[ClusterLabs] Tuchanka

Fri Oct 2 09:15:37 EDT 2020

On Fri, 2 Oct 2020 15:18:18 +0300
Олег Самойлов <splarv at ya.ru> wrote:

> > On 29 Sep 2020, at 11:34, Jehan-Guillaume de Rorthais <jgdr at dalibo.com>
> > wrote:
> > 
> > 
> > Vagrant use virtualbox by default, which supports softdog, but it support
> > many other virtualization plateform, including eg. libvirt/kvm where you
> > can use virtualized watchdog card.
> >   
> >>   
> > 
> > Vagrant can use Chef, Ansible, Salt, puppet, and others to provision VM:
> > 
> >  https://www.vagrantup.com/docs/provisioning
> > 
> > 
> > There many many available vagrant images:
> > https://app.vagrantup.com/boxes/search There's many vagrant image...because
> > building vagrant image is easy. I built some when RH8 wasn't available yet.
> > So if you need special box, with eg. some predefined setup, you can do it
> > quite fast.  
> 
> My english is poor, I'll try to find other words. My primary and main task
> was to create a prototype for an automatic deploy system. So I used only the
> same technique that will be used on the real hardware servers: RedHat dvd
> image + kickstart. And to test such deploying too. That's why I do not use
> any special image for virtual machines.

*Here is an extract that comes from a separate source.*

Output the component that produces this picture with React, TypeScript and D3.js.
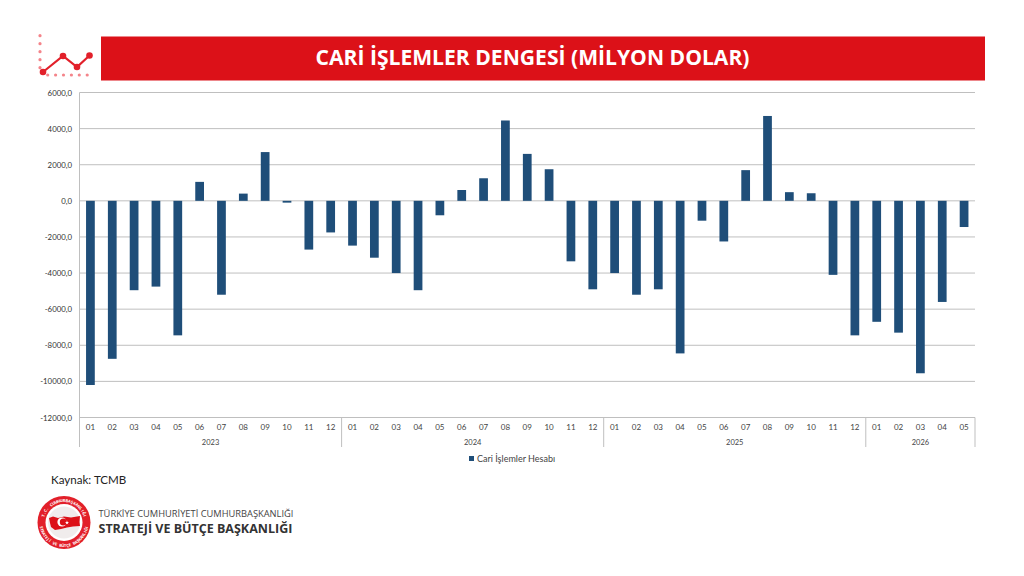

How exactly using a vagrant box you built yourself is different with
virtualbox where you clone (I suppose) an existing VM you built?

> > Watchdog is kind of a self-fencing method. Cluster with quorum+watchdog, or
> > SBD+watchdog or quorum+SBD+watchdog are fine...without "active" fencing.  
> 
> quorum+watchdog or SBD+watchdog are useless. Quorum+SBD+watchdog is a
> solution, but also has some drawback, so this is not perfect or fine yet.

Well, by "SBD", I meant "Storage Based Death": using a shared storage to poison
pill other nodes. Not just the sbd daemon, that is used for SBD and watchdog.
Sorry for the shortcut and the confusion.

> I'll write about it below.
>   
> >>> Now, in regard with your multi-site clusters and how you deal with it
> >>> using quorum, did you read the chapter about the Cluster Ticket Registry
> >>> in Pacemaker doc ? See:
> >>> 
> >>> https://clusterlabs.org/pacemaker/doc/en-US/Pacemaker/2.0/html/Pacemaker_Explained/ch15.html    
> >> 
> >> Yep, I read the whole documentation two years ago. Yep, the ticket system
> >> was looked interesting at first glance, but I didn't see a method how to
> >> use it with PAF. :)  
> > 
> > It could be interesting to have detailed feedback about that. Could you
> > share your experience?  
> 
> Heh, I don't have experience of using the ticket system because I can't even
> imaging how to use the ticket system with PAF.

OK

> As about pacemaker without STONITH the idea was simple: quorum + SBD as
> watchdog daemon.

(this was what I describe as "quorum+watchdog", again sorry for the
confusion :))

> More precisely described in the README. Proved by my test
> system this is mostly works. :)
> 
> What are possible caveats. First of all softdog is not good for this (only
> for testing), and system will heavily depend on reliability of the watchdog
> device.

+1

> SBD is not good as watchdog daemon. In my version it does not check
> that the corosync and any processes of the pacemaker are not frozen (for
> instance by kill -STOP). Looked like checking for corosync have been already
> done: https://github.com/ClusterLabs/sbd/pull/83

Good.

> Don't know what about checking all processes of the pacemaker.

This moves toward the good direction I would say:

  https://lists.clusterlabs.org/pipermail/users/2020-August/027602.html

The main Pacemaker process is now checked by sbd. Maybe other processes will be
included in futur releases as "more in-depth health checks" as written in this
email.

Regards,